Skip the pictures and quote all of the lines exactly.

## Collected material:
## START
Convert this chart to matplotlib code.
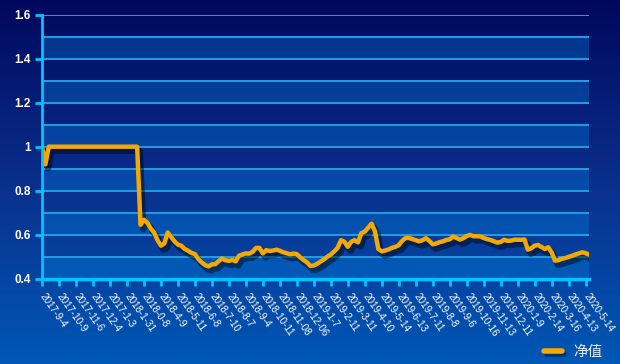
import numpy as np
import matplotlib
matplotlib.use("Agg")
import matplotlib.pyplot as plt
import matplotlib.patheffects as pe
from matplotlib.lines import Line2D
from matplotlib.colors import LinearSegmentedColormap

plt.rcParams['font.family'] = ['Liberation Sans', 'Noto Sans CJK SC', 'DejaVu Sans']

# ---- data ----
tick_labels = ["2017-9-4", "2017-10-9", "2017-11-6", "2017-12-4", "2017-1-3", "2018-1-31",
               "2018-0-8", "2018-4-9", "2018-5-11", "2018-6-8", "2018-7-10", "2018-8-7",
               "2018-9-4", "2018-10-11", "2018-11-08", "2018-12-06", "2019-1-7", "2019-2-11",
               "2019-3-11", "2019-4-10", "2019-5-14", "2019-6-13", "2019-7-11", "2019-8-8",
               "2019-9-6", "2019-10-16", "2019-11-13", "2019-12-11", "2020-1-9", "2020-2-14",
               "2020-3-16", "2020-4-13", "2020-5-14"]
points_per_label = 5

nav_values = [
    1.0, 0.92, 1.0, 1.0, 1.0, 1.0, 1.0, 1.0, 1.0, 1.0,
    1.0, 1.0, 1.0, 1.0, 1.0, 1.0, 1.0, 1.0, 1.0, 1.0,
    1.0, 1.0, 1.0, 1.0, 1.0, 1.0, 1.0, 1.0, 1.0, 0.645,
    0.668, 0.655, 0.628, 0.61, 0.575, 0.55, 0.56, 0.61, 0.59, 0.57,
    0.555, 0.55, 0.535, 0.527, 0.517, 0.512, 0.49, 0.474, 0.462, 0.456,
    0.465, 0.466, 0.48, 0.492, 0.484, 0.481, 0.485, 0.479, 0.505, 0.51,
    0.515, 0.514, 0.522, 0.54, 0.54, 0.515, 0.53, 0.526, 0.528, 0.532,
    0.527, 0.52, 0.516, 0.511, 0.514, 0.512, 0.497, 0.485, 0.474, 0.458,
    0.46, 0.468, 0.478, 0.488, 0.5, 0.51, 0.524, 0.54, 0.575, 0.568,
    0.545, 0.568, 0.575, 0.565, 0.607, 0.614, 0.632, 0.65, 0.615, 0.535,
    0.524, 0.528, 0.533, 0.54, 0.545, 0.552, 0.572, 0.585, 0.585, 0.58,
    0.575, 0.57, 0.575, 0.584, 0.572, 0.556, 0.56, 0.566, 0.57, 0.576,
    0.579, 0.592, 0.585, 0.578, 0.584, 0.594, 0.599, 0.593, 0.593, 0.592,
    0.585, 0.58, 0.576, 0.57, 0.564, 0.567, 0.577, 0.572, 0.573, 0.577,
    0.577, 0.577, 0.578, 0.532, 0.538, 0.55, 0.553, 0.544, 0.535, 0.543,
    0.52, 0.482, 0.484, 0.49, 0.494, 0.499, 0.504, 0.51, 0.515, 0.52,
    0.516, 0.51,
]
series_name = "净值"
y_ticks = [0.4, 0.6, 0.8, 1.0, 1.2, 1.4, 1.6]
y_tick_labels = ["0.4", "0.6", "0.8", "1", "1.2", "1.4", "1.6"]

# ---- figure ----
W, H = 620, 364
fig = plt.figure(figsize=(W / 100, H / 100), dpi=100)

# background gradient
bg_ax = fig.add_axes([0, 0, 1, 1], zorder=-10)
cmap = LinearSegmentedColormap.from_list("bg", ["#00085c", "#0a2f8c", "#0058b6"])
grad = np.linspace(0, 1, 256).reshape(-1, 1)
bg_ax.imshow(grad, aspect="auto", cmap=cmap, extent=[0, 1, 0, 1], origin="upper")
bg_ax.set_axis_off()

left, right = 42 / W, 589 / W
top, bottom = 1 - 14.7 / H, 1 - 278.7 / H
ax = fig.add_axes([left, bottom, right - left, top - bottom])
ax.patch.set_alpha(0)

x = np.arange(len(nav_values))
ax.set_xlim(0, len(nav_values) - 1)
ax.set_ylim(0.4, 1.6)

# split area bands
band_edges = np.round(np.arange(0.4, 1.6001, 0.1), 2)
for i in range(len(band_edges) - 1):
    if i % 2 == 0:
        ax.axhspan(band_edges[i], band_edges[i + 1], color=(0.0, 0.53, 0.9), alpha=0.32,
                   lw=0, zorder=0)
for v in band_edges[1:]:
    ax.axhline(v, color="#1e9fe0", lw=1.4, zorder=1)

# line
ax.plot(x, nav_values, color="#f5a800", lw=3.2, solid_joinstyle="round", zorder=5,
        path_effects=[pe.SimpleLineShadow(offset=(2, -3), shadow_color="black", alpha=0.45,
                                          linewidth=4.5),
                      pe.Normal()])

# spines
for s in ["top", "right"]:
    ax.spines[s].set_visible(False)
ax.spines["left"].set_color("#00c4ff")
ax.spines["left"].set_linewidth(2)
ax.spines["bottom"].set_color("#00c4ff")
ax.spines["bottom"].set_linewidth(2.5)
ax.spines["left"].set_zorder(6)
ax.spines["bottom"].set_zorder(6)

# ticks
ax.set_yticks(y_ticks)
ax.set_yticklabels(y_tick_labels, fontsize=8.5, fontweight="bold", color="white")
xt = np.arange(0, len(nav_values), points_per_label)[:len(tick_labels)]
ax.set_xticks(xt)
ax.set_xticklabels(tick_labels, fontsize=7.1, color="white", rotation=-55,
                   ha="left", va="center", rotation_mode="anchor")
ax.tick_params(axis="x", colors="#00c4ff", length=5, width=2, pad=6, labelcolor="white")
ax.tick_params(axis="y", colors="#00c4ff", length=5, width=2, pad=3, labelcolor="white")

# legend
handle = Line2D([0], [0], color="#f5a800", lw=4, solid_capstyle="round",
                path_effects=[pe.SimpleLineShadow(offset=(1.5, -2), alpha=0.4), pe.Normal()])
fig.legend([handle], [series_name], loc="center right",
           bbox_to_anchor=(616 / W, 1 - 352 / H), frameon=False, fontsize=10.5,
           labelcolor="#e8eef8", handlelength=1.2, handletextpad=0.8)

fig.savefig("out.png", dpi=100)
## END
## Problem solution:
Convert this chart to matplotlib code.
import numpy as np
import matplotlib
matplotlib.use("Agg")
import matplotlib.pyplot as plt
import matplotlib.patheffects as pe
from matplotlib.lines import Line2D
from matplotlib.colors import LinearSegmentedColormap

plt.rcParams['font.family'] = ['Liberation Sans', 'Noto Sans CJK SC', 'DejaVu Sans']

# ---- data ----
tick_labels = ["2017-9-4", "2017-10-9", "2017-11-6", "2017-12-4", "2017-1-3", "2018-1-31",
               "2018-0-8", "2018-4-9", "2018-5-11", "2018-6-8", "2018-7-10", "2018-8-7",
               "2018-9-4", "2018-10-11", "2018-11-08", "2018-12-06", "2019-1-7", "2019-2-11",
               "2019-3-11", "2019-4-10", "2019-5-14", "2019-6-13", "2019-7-11", "2019-8-8",
               "2019-9-6", "2019-10-16", "2019-11-13", "2019-12-11", "2020-1-9", "2020-2-14",
               "2020-3-16", "2020-4-13", "2020-5-14"]
points_per_label = 5

nav_values = [
    1.0, 0.92, 1.0, 1.0, 1.0, 1.0, 1.0, 1.0, 1.0, 1.0,
    1.0, 1.0, 1.0, 1.0, 1.0, 1.0, 1.0, 1.0, 1.0, 1.0,
    1.0, 1.0, 1.0, 1.0, 1.0, 1.0, 1.0, 1.0, 1.0, 0.645,
    0.668, 0.655, 0.628, 0.61, 0.575, 0.55, 0.56, 0.61, 0.59, 0.57,
    0.555, 0.55, 0.535, 0.527, 0.517, 0.512, 0.49, 0.474, 0.462, 0.456,
    0.465, 0.466, 0.48, 0.492, 0.484, 0.481, 0.485, 0.479, 0.505, 0.51,
    0.515, 0.514, 0.522, 0.54, 0.54, 0.515, 0.53, 0.526, 0.528, 0.532,
    0.527, 0.52, 0.516, 0.511, 0.514, 0.512, 0.497, 0.485, 0.474, 0.458,
    0.46, 0.468, 0.478, 0.488, 0.5, 0.51, 0.524, 0.54, 0.575, 0.568,
    0.545, 0.568, 0.575, 0.565, 0.607, 0.614, 0.632, 0.65, 0.615, 0.535,
    0.524, 0.528, 0.533, 0.54, 0.545, 0.552, 0.572, 0.585, 0.585, 0.58,
    0.575, 0.57, 0.575, 0.584, 0.572, 0.556, 0.56, 0.566, 0.57, 0.576,
    0.579, 0.592, 0.585, 0.578, 0.584, 0.594, 0.599, 0.593, 0.593, 0.592,
    0.585, 0.58, 0.576, 0.57, 0.564, 0.567, 0.577, 0.572, 0.573, 0.577,
    0.577, 0.577, 0.578, 0.532, 0.538, 0.55, 0.553, 0.544, 0.535, 0.543,
    0.52, 0.482, 0.484, 0.49, 0.494, 0.499, 0.504, 0.51, 0.515, 0.52,
    0.516, 0.51,
]
series_name = "净值"
y_ticks = [0.4, 0.6, 0.8, 1.0, 1.2, 1.4, 1.6]
y_tick_labels = ["0.4", "0.6", "0.8", "1", "1.2", "1.4", "1.6"]

# ---- figure ----
W, H = 620, 364
fig = plt.figure(figsize=(W / 100, H / 100), dpi=100)

# background gradient
bg_ax = fig.add_axes([0, 0, 1, 1], zorder=-10)
cmap = LinearSegmentedColormap.from_list("bg", ["#00085c", "#0a2f8c", "#0058b6"])
grad = np.linspace(0, 1, 256).reshape(-1, 1)
bg_ax.imshow(grad, aspect="auto", cmap=cmap, extent=[0, 1, 0, 1], origin="upper")
bg_ax.set_axis_off()

left, right = 42 / W, 589 / W
top, bottom = 1 - 14.7 / H, 1 - 278.7 / H
ax = fig.add_axes([left, bottom, right - left, top - bottom])
ax.patch.set_alpha(0)

x = np.arange(len(nav_values))
ax.set_xlim(0, len(nav_values) - 1)
ax.set_ylim(0.4, 1.6)

# split area bands
band_edges = np.round(np.arange(0.4, 1.6001, 0.1), 2)
for i in range(len(band_edges) - 1):
    if i % 2 == 0:
        ax.axhspan(band_edges[i], band_edges[i + 1], color=(0.0, 0.53, 0.9), alpha=0.32,
                   lw=0, zorder=0)
for v in band_edges[1:]:
    ax.axhline(v, color="#1e9fe0", lw=1.4, zorder=1)

# line
ax.plot(x, nav_values, color="#f5a800", lw=3.2, solid_joinstyle="round", zorder=5,
        path_effects=[pe.SimpleLineShadow(offset=(2, -3), shadow_color="black", alpha=0.45,
                                          linewidth=4.5),
                      pe.Normal()])

# spines
for s in ["top", "right"]:
    ax.spines[s].set_visible(False)
ax.spines["left"].set_color("#00c4ff")
ax.spines["left"].set_linewidth(2)
ax.spines["bottom"].set_color("#00c4ff")
ax.spines["bottom"].set_linewidth(2.5)
ax.spines["left"].set_zorder(6)
ax.spines["bottom"].set_zorder(6)

# ticks
ax.set_yticks(y_ticks)
ax.set_yticklabels(y_tick_labels, fontsize=8.5, fontweight="bold", color="white")
xt = np.arange(0, len(nav_values), points_per_label)[:len(tick_labels)]
ax.set_xticks(xt)
ax.set_xticklabels(tick_labels, fontsize=7.1, color="white", rotation=-55,
                   ha="left", va="center", rotation_mode="anchor")
ax.tick_params(axis="x", colors="#00c4ff", length=5, width=2, pad=6, labelcolor="white")
ax.tick_params(axis="y", colors="#00c4ff", length=5, width=2, pad=3, labelcolor="white")

# legend
handle = Line2D([0], [0], color="#f5a800", lw=4, solid_capstyle="round",
                path_effects=[pe.SimpleLineShadow(offset=(1.5, -2), alpha=0.4), pe.Normal()])
fig.legend([handle], [series_name], loc="center right",
           bbox_to_anchor=(616 / W, 1 - 352 / H), frameon=False, fontsize=10.5,
           labelcolor="#e8eef8", handlelength=1.2, handletextpad=0.8)

fig.savefig("out.png", dpi=100)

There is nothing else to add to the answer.